Small-Scale Battery Storage Continues Steady Growth

According to a new report from the U.S. Energy Information Administration (EIA), U.S. small-scale battery storage capacity almost doubled in 2021 (the year of the most recent data).

Small-scale battery storage refers to storage facilities that have less than 1 MW of generating capacity

“Small-scale battery storage is a significant part of the energy storage landscape in the United States,” said the report. “In 2021, small-scale battery storage reached 1,094 megawatts (MW), almost double the total in 2020 (630 MW), and more than ten times the total in 2017 (101 MW). In comparison, large-scale (or utility-scale) battery storage capacity totaled 4,712 MW in 2021.”

The percentage of small-scale battery storage that is net-metered has also been steadily increasing since 2016. In 2021, 71 percent of small-scale battery storage (781 MW) was net-metered versus 36 percent in 2016. (Net-metering tariff arrangements permit a facility [using a meter that reads inflows and outflows of electricity] to sell excess power generated above its load requirement back to the electric grid, typically, but not necessarily, at a rate equivalent to the retail price of electricity.)

According to the report, the vast majority (91 percent) of small-scale battery storage capacity is installed in the residential and commercial sectors. Of the 1,094 MW of small-scale capacity reported by utilities in 2021, 68 percent (740 MW) was installed in the residential sector, and 23 percent (254 MW) was installed in the commercial sector. A smaller percentage, seven percent (79 MW), was installed in the industrial sector. The remaining two percent (21 MW) was directly connected to the distribution grid, such as a utility at its own distribution substation. Across all sectors, small-scale battery storage capacity is typically owned by the end user.
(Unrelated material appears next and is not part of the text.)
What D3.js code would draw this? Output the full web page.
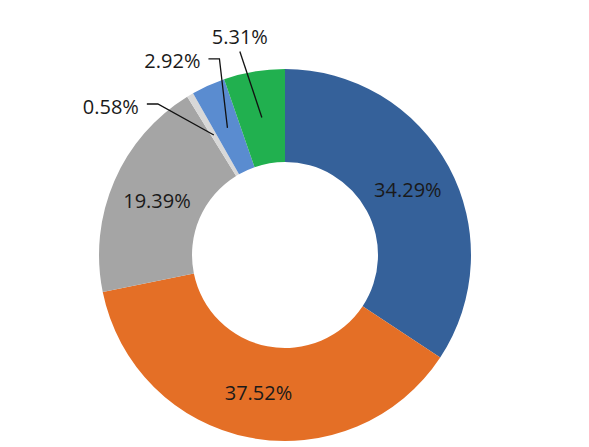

California reported the largest amount of small-scale battery storage (775 MW) of any state, with 71 percent of the total capacity. Of all small-scale batter storage capacity in California, over 97 percent was installed in three electric utility service territories: Pacific Gas and Electric (PGE), with 364 MW; Southern California Edison (SCE), with 271 MW; and San Diego Gas and Electric (SDGE), with 114 MW.

In 2021, most installations of small-scale battery storage in the commercial sector in California were in SCE’s territory (67 percent) and SDGE’s territory (20 percent). Most installations of residential small-scale battery storage (54 percent) and industrial small-scale battery storage (92 percent) in California were in PGE’s territory.

California’s large share of small-scale battery storage capacity can be attributed to the state’s Self-Generation Incentive Program (SGIP), which provides financial incentives for installing customer-sited distributed energy resources.

Outside of California, the states with the most reported small-scale battery storage capacity were Hawaii, with 124 MW; Texas, with 40 MW; and New York, with 21 MW.

Most (85 percent) of the 318 MW of small-scale battery storage capacity outside of California was installed in the residential sector. Only minimal small-scale battery storage capacity in the industrial sector existed outside of California. In the commercial sector, small-scale battery storage was mostly reported in New York and Hawaii, as well as three other states – Illinois, Georgia, and Ohio.